→ Given records:
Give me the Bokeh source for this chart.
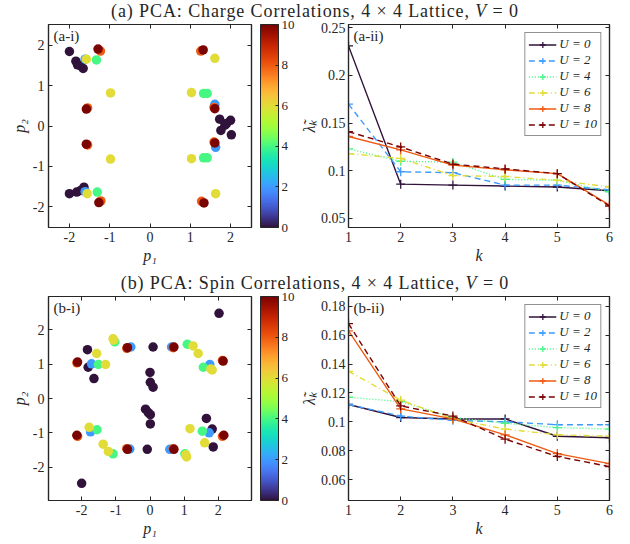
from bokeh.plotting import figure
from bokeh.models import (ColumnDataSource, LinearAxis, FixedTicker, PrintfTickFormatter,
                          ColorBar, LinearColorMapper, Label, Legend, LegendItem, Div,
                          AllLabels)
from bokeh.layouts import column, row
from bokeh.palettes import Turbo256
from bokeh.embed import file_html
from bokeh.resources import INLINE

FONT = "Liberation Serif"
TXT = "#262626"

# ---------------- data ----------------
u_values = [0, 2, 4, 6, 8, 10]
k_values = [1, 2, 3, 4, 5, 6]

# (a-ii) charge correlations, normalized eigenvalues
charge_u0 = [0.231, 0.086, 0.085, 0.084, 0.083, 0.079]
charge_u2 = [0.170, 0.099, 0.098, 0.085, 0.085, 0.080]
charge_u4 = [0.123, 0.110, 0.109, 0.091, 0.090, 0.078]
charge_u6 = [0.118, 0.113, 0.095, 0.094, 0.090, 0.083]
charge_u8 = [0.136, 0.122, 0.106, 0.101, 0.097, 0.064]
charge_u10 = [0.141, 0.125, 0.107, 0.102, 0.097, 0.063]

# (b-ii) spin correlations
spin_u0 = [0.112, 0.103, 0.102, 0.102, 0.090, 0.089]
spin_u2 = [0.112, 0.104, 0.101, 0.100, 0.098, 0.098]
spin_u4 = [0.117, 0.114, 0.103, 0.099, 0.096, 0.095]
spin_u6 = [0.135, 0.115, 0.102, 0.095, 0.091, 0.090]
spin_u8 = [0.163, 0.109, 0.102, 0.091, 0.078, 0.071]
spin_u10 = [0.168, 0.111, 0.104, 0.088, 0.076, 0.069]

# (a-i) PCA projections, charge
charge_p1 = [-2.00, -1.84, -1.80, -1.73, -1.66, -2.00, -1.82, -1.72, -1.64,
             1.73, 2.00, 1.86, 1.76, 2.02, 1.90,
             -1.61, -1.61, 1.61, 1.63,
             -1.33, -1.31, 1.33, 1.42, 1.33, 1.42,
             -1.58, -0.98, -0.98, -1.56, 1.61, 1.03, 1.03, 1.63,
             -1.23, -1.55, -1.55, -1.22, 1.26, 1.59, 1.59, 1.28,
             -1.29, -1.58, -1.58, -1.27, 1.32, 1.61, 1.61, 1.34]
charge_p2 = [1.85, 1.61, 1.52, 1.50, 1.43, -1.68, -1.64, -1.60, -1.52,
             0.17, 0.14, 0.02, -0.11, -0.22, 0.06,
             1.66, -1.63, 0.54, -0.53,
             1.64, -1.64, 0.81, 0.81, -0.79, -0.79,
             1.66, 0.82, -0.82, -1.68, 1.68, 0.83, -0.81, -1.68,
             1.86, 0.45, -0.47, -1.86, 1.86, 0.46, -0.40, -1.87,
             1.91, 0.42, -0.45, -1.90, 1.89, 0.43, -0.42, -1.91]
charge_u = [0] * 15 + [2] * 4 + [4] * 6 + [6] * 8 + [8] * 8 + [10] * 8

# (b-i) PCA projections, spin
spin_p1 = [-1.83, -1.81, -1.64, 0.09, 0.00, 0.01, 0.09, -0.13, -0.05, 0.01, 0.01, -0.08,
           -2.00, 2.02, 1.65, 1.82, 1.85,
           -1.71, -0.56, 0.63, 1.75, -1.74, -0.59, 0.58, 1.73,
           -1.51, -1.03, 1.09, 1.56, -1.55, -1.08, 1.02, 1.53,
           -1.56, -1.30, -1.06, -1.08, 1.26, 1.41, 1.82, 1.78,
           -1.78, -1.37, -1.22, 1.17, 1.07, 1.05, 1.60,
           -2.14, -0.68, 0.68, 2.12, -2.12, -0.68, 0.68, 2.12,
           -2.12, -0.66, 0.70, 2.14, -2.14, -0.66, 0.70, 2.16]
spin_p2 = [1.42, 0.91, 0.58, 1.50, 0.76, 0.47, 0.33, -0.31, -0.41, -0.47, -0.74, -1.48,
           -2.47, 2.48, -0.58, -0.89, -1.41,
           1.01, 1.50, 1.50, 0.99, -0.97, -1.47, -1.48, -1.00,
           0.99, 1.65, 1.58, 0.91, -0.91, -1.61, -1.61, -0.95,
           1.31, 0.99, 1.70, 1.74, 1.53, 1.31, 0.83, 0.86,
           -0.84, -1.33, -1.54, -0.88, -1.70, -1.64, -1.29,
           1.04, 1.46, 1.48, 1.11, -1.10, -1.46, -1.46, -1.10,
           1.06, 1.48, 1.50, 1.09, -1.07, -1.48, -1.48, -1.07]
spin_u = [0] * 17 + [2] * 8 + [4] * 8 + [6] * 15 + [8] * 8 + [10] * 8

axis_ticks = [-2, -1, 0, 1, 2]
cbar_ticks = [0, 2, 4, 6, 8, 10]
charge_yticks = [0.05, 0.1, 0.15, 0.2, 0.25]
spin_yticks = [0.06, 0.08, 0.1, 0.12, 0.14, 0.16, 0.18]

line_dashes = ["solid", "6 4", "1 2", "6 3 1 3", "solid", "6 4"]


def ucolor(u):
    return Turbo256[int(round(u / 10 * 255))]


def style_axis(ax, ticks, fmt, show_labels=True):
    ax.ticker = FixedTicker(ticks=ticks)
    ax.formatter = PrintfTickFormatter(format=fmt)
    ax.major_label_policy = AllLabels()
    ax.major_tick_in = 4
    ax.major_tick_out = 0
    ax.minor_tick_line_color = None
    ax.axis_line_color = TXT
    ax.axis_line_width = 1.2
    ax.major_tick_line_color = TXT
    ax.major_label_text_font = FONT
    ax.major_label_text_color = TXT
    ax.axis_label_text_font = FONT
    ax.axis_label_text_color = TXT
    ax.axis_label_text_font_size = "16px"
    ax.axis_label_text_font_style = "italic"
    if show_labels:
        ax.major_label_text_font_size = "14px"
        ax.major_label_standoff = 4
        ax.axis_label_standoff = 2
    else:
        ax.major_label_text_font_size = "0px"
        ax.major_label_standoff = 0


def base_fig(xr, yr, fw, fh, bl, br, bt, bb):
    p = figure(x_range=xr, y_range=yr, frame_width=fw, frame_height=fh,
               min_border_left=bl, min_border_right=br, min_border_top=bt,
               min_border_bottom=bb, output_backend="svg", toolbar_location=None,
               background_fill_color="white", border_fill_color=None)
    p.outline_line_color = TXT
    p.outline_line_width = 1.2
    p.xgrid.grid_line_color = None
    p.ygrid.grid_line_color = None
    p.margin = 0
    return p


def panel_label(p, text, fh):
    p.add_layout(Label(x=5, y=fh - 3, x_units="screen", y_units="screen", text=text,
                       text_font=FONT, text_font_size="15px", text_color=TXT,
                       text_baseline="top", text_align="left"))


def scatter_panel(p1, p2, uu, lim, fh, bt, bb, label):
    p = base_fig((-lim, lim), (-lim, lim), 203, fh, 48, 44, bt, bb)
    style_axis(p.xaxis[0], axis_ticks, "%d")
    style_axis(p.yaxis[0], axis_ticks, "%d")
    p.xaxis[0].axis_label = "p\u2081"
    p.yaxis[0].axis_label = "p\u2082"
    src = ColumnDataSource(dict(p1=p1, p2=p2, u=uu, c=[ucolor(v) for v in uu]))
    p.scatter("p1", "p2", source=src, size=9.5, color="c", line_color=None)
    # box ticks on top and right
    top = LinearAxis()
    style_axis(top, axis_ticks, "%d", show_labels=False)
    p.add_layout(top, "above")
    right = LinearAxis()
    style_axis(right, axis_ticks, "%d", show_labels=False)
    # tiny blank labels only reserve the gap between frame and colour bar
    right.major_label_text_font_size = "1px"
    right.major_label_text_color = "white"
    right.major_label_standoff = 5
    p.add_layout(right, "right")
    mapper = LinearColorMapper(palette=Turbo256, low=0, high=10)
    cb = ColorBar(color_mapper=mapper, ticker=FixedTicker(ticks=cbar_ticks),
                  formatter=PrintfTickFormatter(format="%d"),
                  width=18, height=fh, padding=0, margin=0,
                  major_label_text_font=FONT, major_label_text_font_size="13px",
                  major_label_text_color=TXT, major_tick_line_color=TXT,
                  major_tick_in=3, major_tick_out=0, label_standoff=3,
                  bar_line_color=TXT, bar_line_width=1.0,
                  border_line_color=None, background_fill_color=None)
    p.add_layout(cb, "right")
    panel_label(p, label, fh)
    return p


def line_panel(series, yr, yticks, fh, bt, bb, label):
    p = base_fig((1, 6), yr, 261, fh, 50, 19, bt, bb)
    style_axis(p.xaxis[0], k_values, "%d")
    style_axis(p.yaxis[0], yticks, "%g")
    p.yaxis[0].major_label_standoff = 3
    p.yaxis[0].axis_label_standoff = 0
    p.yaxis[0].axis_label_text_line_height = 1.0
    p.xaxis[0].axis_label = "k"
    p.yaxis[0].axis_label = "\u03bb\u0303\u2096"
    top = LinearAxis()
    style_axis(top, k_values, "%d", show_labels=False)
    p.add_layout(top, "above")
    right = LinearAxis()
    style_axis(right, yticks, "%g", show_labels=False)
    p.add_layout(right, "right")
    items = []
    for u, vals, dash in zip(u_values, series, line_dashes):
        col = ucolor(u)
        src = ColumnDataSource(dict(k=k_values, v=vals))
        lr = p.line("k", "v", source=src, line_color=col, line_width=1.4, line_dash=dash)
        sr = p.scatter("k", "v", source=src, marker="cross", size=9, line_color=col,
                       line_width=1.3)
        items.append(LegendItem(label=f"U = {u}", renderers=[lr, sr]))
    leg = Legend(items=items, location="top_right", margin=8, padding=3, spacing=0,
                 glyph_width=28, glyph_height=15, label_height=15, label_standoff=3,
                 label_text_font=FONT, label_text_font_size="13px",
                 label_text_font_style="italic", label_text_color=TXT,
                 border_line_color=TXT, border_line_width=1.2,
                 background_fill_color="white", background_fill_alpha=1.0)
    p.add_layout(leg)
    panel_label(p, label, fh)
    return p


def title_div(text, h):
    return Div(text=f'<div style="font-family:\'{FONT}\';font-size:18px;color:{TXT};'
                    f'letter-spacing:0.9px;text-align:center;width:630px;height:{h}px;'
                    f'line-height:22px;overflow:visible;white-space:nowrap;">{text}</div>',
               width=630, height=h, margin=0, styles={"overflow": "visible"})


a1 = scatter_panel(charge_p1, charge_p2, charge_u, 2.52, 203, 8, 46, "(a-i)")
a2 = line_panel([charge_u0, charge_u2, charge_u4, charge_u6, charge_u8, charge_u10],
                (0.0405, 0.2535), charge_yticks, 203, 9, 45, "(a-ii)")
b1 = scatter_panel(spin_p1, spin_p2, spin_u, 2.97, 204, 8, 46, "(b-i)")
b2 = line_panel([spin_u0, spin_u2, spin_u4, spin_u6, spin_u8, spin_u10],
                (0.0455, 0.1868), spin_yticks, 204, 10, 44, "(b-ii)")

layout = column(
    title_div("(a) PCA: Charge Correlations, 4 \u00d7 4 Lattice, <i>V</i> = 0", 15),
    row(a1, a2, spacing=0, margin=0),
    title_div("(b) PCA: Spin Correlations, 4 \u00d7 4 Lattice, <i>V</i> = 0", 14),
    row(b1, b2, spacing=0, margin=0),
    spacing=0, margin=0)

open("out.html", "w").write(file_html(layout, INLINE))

...

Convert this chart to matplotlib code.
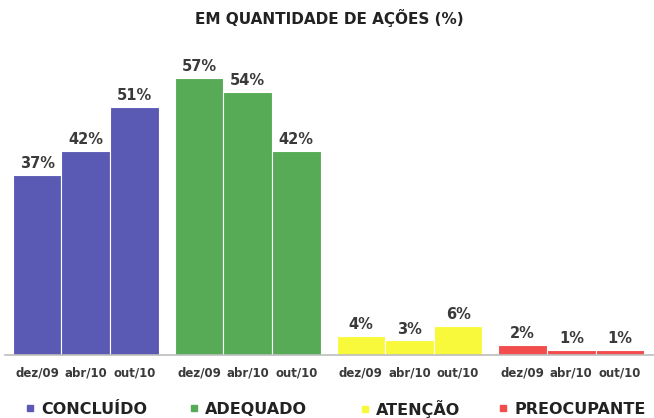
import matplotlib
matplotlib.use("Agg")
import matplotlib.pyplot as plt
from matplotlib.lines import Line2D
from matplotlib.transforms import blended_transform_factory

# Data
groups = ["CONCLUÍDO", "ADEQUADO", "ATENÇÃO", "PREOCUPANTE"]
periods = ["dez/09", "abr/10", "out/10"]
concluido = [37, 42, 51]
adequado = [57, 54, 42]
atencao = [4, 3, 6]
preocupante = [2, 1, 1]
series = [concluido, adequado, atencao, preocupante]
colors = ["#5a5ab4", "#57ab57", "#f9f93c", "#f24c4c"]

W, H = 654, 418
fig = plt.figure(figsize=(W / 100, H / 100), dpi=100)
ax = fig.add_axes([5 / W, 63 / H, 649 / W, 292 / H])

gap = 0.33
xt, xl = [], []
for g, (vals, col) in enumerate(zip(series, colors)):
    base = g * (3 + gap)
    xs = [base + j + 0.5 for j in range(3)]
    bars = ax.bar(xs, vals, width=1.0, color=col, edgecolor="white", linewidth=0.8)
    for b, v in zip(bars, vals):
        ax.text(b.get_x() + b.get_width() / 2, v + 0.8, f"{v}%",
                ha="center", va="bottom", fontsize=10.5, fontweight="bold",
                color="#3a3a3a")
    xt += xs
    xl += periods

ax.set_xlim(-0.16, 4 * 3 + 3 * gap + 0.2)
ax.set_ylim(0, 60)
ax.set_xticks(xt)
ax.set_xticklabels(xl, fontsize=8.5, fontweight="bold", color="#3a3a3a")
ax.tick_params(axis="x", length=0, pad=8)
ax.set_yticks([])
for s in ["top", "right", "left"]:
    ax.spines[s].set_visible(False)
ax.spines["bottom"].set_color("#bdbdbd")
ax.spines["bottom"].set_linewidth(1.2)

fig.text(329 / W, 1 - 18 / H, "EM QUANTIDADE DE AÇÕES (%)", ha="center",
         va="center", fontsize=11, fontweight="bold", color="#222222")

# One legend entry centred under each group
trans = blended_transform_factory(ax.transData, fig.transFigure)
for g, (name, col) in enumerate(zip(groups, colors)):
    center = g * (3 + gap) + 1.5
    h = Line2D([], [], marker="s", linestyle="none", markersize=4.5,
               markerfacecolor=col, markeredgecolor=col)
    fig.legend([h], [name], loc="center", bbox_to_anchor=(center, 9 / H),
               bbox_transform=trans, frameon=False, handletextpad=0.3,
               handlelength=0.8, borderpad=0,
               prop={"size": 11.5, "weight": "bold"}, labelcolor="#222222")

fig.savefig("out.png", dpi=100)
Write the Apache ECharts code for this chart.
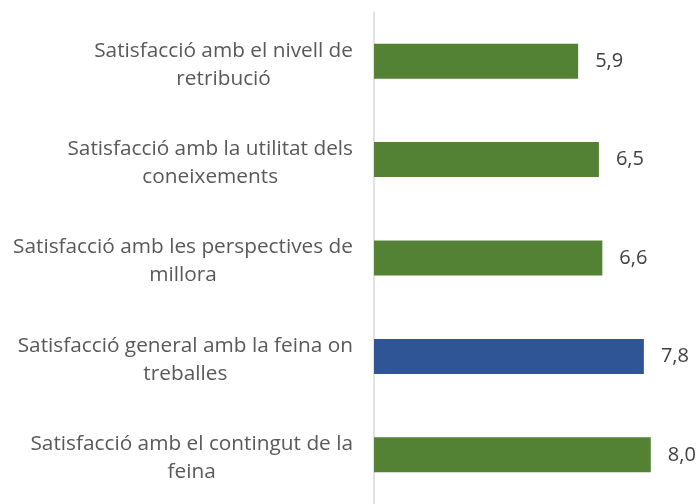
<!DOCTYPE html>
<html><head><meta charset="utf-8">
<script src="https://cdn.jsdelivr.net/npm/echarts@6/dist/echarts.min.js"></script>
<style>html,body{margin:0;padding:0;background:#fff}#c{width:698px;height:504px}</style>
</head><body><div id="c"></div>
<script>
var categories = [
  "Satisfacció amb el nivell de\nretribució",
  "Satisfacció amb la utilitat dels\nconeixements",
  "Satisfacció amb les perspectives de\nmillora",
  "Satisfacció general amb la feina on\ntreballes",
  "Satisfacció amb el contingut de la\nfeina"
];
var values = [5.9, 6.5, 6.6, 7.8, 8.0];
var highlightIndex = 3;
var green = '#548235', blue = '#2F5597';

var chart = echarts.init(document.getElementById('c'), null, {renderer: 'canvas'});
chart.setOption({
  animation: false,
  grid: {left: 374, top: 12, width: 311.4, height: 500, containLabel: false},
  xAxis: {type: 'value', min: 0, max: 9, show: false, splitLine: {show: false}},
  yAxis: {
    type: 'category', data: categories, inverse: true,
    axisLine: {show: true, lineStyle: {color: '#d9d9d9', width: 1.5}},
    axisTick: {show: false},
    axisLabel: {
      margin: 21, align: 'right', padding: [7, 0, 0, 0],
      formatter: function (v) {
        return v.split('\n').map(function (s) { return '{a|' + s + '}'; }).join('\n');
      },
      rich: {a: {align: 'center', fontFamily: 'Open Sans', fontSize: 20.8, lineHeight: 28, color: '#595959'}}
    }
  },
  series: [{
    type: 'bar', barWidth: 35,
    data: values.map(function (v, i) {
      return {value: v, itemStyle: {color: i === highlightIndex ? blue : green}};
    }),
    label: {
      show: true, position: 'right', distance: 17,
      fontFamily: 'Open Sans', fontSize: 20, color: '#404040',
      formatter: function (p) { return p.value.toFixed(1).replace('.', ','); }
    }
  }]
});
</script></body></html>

→ Given exercise: Show, from the material above, each line that includes the string "code".

→ Full response:
Convert this chart to matplotlib code.
Write the Apache ECharts code for this chart.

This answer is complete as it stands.